Budget airline Ryanair is reaping rewards of makeover
Budget airline Ryanair saw profits growth take off last year as a revamp designed to improve its image and attract business customers sent earnings soaring by 66%.
The Irish no-frills carrier - which is celebrating its 30th anniversary - posted post-tax profits of €867m (£614m) for the year to the end of March, up from €523m (£370m) the previous year.
It has bounced back from a drop in annual profits in the previous financial year - its first for five years - thanks to a major push to improve its customer service as part of a programme called Always Getting Better, as well as an expanded business schedule.
Ryanair chief executive Michael O'Leary said the customer services programme had attracted "millions of new customers".
He added: "Our AGB (Always Getting Better) programme is transforming our customer experience, our service, and the way we listen and respond to our customers.
"We have won substantial traffic and share gains in all markets."
The group had increased its guidance for the full-year figures five times ahead of the results and predicted post-tax profits of between €940m (£664m) and €970m (£685m) for the year to next March.
But the group cautioned that it could face tough competition amid an industry-wide move to slash prices, which could impact its business over the winter season.
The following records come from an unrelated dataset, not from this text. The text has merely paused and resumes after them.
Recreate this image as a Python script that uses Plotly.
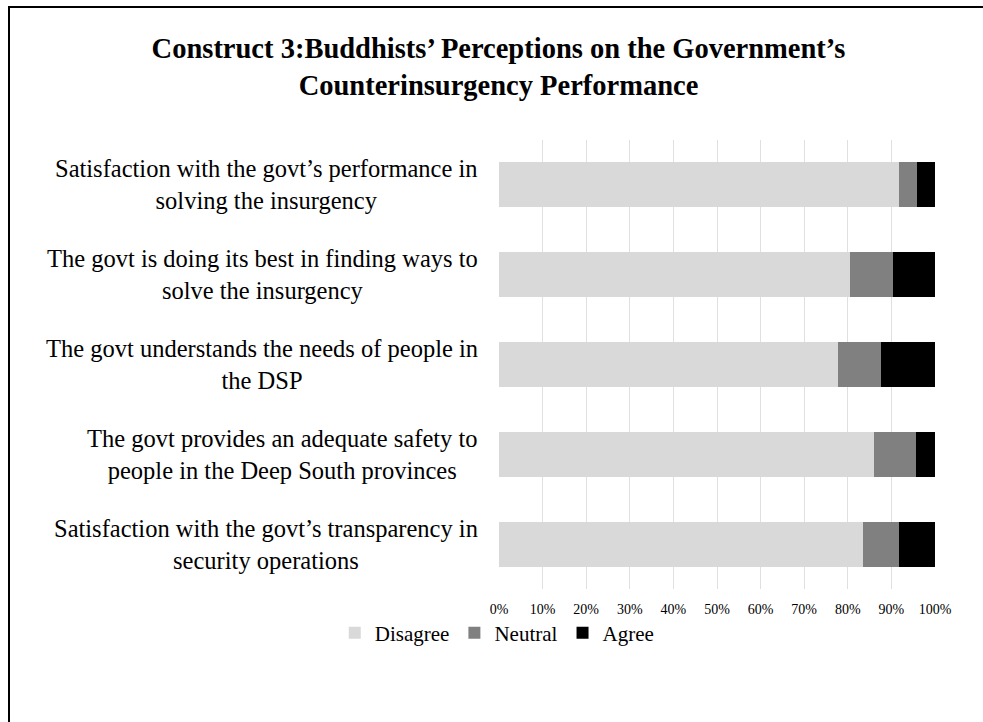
import plotly.graph_objects as go

# Survey statements (top to bottom) and response shares in percent
statements = [
    "Satisfaction with the govt’s performance in<br>solving the insurgency",
    "The govt is doing its best in finding ways to<br>solve the insurgency",
    "The govt understands the needs of people in<br>the DSP",
    "The govt provides an adequate safety to<br>people in the Deep South provinces",
    "Satisfaction with the govt’s transparency in<br>security operations",
]
disagree = [91.7, 80.6, 77.8, 86.1, 83.4]
neutral = [4.1, 9.7, 9.7, 9.6, 8.3]
agree = [4.2, 9.7, 12.5, 4.3, 8.3]

series = [
    ("Disagree", disagree, "#d9d9d9"),
    ("Neutral", neutral, "#808080"),
    ("Agree", agree, "#000000"),
]

x_ticks = list(range(0, 101, 10))
x_tick_text = [f"{v}%" for v in x_ticks]

SERIF = "Liberation Serif, Times New Roman, serif"

fig = go.Figure()
for name, values, color in series:
    fig.add_trace(go.Bar(
        name=name,
        y=statements,
        x=values,
        orientation="h",
        marker=dict(color=color, line=dict(width=0)),
        hoverinfo="x+name",
    ))

# Statement labels: right-aligned block, lines centred within it
annotations = []
for s in statements:
    annotations.append(dict(
        text=s, x=0, xref="paper", y=s, yref="y",
        xanchor="right", yanchor="middle", align="center",
        xshift=-19, showarrow=False,
        font=dict(family=SERIF, size=24.5, color="#000000"),
    ))

fig.update_layout(
    width=983, height=722,
    margin=dict(l=499, r=48, t=140, b=133),
    paper_bgcolor="#ffffff", plot_bgcolor="#ffffff",
    barmode="stack", bargap=0.5,
    font=dict(family=SERIF, color="#000000"),
    title=dict(
        text="<b>Construct 3:Buddhists’ Perceptions on the Government’s<br>Counterinsurgency Performance</b>",
        x=498.5 / 983, xref="container", xanchor="center",
        y=1 - 58 / 722, yref="container", yanchor="top",
        font=dict(family=SERIF, size=28.5, color="#000000"),
    ),
    xaxis=dict(
        range=[0, 100], tickvals=x_ticks, ticktext=x_tick_text,
        showgrid=True, gridcolor="#e0e0e0", gridwidth=1,
        zeroline=False, showline=False, ticks="",
        ticklabelstandoff=10,
        tickfont=dict(family=SERIF, size=14, color="#000000"),
        fixedrange=True,
    ),
    yaxis=dict(
        autorange="reversed", showticklabels=False, showgrid=False,
        zeroline=False, showline=False, ticks="", fixedrange=True,
    ),
    legend=dict(
        orientation="h", x=-0.004, xanchor="center",
        y=-0.098, yanchor="middle",
        bgcolor="rgba(0,0,0,0)",
        font=dict(family=SERIF, size=21, color="#000000"),
        traceorder="normal", itemclick=False, itemdoubleclick=False,
    ),
    annotations=annotations,
    shapes=[dict(
        type="rect", xref="paper", yref="paper",
        x0=(9 - 499) / 436, x1=1.3,
        y0=-0.5, y1=(589 - 7) / 449,
        line=dict(color="#000000", width=2), fillcolor="rgba(0,0,0,0)",
        layer="below",
    )],
)

fig.write_html("out.html", config={"displayModeBar": False})
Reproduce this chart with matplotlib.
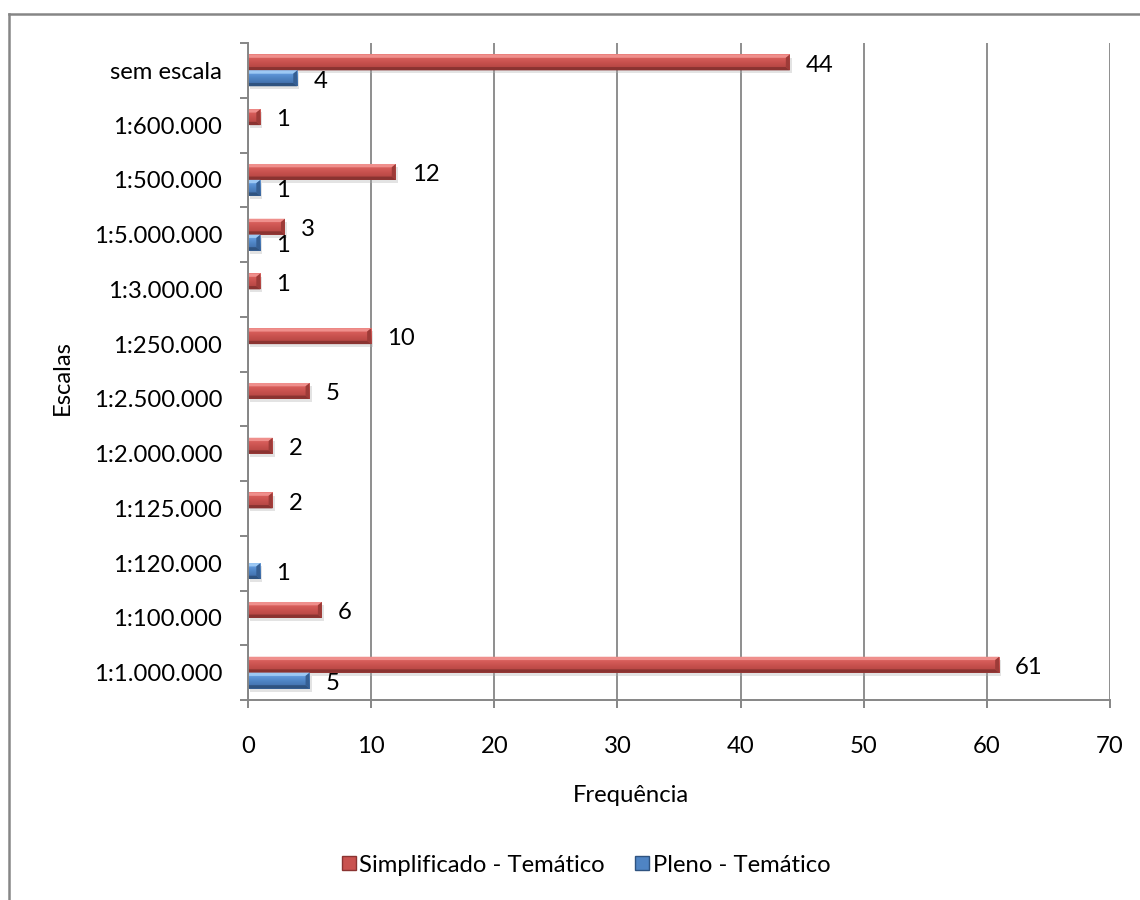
import numpy as np
import matplotlib
matplotlib.use("Agg")
import matplotlib.pyplot as plt
from matplotlib.lines import Line2D
from matplotlib.patches import Rectangle, Polygon
from matplotlib.colors import LinearSegmentedColormap
import matplotlib.patheffects as pe

plt.rcParams['font.family'] = ['Lato', 'DejaVu Sans']

# Map scales, bottom to top
escalas = ["1:1.000.000", "1:100.000", "1:120.000", "1:125.000", "1:2.000.000",
           "1:2.500.000", "1:250.000", "1:3.000.00", "1:5.000.000", "1:500.000",
           "1:600.000", "sem escala"]
simplificado = [61, 6, 0, 2, 2, 5, 10, 1, 3, 12, 1, 44]
pleno = [5, 0, 1, 0, 0, 0, 0, 0, 1, 1, 0, 4]
series_names = ["Simplificado - Temático", "Pleno - Temático"]
x_ticks = [0, 10, 20, 30, 40, 50, 60, 70]

W, H = 1140, 900
fig = plt.figure(figsize=(W / 100, H / 100), dpi=100)
ax = fig.add_axes([248 / W, 1 - 700 / H, (1110 - 248) / W, (700 - 43) / H])

grey = "#868686"
fs = 17.2

styles = {
    "red": dict(base="#c0504d", top="#ef8f8c", bottom="#8a3331", end="#9d3b38",
                face=["#e77572", "#d65d5a", "#c9524f", "#bb4a47", "#a94240"]),
    "blue": dict(base="#4f81bd", top="#9cc8f4", bottom="#2f5380", end="#365f93",
                 face=["#7db1ea", "#5e95d8", "#4f84c4", "#4676b3", "#3d68a0"]),
}

pos = np.arange(len(escalas))
bar_h = 0.29
dy = 0.06   # bevel depth, vertical (data units)
dx_px = 4   # bevel depth, horizontal (pixels)
shadow = [pe.SimplePatchShadow(offset=(1.5, -2.2), shadow_rgbFace="#b0b0b0", alpha=0.35), pe.Normal()]


def draw_series(values, offset, style):
    st = styles[style]
    cmap = LinearSegmentedColormap.from_list(style + "_face", st["face"])
    vals = np.array(values, dtype=float)
    vals[vals == 0] = np.nan
    bars = ax.barh(pos + offset, np.nan_to_num(vals), height=bar_h, color=st["base"],
                   edgecolor="none", zorder=3, path_effects=shadow)
    dx = dx_px * 70 / (1110 - 248)
    grad = np.linspace(0, 1, 64).reshape(-1, 1)
    for b, v in zip(bars, vals):
        if np.isnan(v):
            b.set_visible(False)
            continue
        x0, y0 = b.get_x(), b.get_y()
        w, h = b.get_width(), b.get_height()
        x1, y1 = x0 + w, y0 + h
        im = ax.imshow(grad, cmap=cmap, aspect="auto", origin="upper",
                       extent=(x0, x1, y0, y1), zorder=4, interpolation="bilinear")
        im.set_clip_path(b)
        ddx = min(dx, w / 2)
        ax.add_patch(Polygon([(x0, y1), (x1, y1), (x1 - ddx, y1 - dy), (x0, y1 - dy)],
                             closed=True, facecolor=st["top"], edgecolor="none", zorder=5))
        ax.add_patch(Polygon([(x0, y0), (x1, y0), (x1 - ddx, y0 + dy), (x0, y0 + dy)],
                             closed=True, facecolor=st["bottom"], edgecolor="none", zorder=5))
        ax.add_patch(Polygon([(x1, y0), (x1, y1), (x1 - ddx, y1 - dy), (x1 - ddx, y0 + dy)],
                             closed=True, facecolor=st["end"], edgecolor="none", zorder=5))
        ax.annotate(f"{int(v)}", (x1, y0 + h / 2), xytext=(11.5, -2),
                    textcoords="offset points", ha="left", va="center",
                    fontsize=fs, color="black", zorder=6)
    return bars


draw_series(simplificado, bar_h / 2, "red")
draw_series(pleno, -bar_h / 2, "blue")

ax.set_xlim(0, 70)
ax.set_ylim(-0.5, len(escalas) - 0.5)
ax.set_xticks(x_ticks)
ax.set_xticklabels([str(t) for t in x_ticks], fontsize=fs)
ax.set_yticks(pos)
ax.set_yticklabels(escalas, fontsize=fs)
ax.set_yticks(np.arange(len(escalas) + 1) - 0.5, minor=True)
ax.tick_params(axis="y", which="major", length=0, pad=18.5)
ax.tick_params(axis="y", which="minor", length=5.8, width=1.4, color=grey, direction="out")
ax.tick_params(axis="x", which="major", length=5.8, width=1.4, color=grey, pad=20)
ax.grid(axis="x", color=grey, linewidth=1.3, zorder=0)
ax.set_axisbelow(True)
for s in ["top", "right"]:
    ax.spines[s].set_visible(False)
for s in ["left", "bottom"]:
    ax.spines[s].set_color(grey)
    ax.spines[s].set_linewidth(1.4)
    ax.spines[s].set_zorder(5)

fig.text(631 / W, 1 - 796 / H, "Frequência", ha="center", va="center", fontsize=fs)
fig.text(62 / W, 1 - 378 / H, "Escalas", ha="center", va="center", rotation=90, fontsize=fs)

handles = [Rectangle((0, 0), 1, 1, facecolor="#c9524f", edgecolor="#8a3331", linewidth=1.0),
           Rectangle((0, 0), 1, 1, facecolor="#4f84c4", edgecolor="#2f5380", linewidth=1.0)]
fig.legend(handles, series_names, loc="center", bbox_to_anchor=(586 / W, 1 - 865 / H),
           ncol=2, frameon=False, fontsize=fs, handlelength=0.6, handleheight=0.55,
           handletextpad=0.15, columnspacing=1.25)

# Outer chart frame
fig.add_artist(Line2D([8.5 / W, 8.5 / W], [0, 1 - 13.5 / H], transform=fig.transFigure,
                      color=grey, linewidth=1.8))
fig.add_artist(Line2D([8.5 / W, 1], [1 - 13.5 / H, 1 - 13.5 / H], transform=fig.transFigure,
                      color=grey, linewidth=1.8))

fig.savefig("out.png", dpi=100, facecolor="white")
It said: "It would be foolish not to expect some irrational pricing response from competitors who cannot compete with our lowest costs and fares."
Falling oil prices have also provided a boost, with the group reporting an 11% fuel saving per passenger.
And the group said revenues rose 12% to €5.65bn (£4bn) over the year to March. Ryanair also gave a cheery outlook for the summer season as it said forward bookings were 4% ahead of a year earlier, while its average load factor - how well it is filling its planes - grew by 10% over the first four months of the year.
But this growth in load factor will slow to 1% or 2% over the peak summer months, it said.
It has introduced features such as allocated seating to attract more passengers.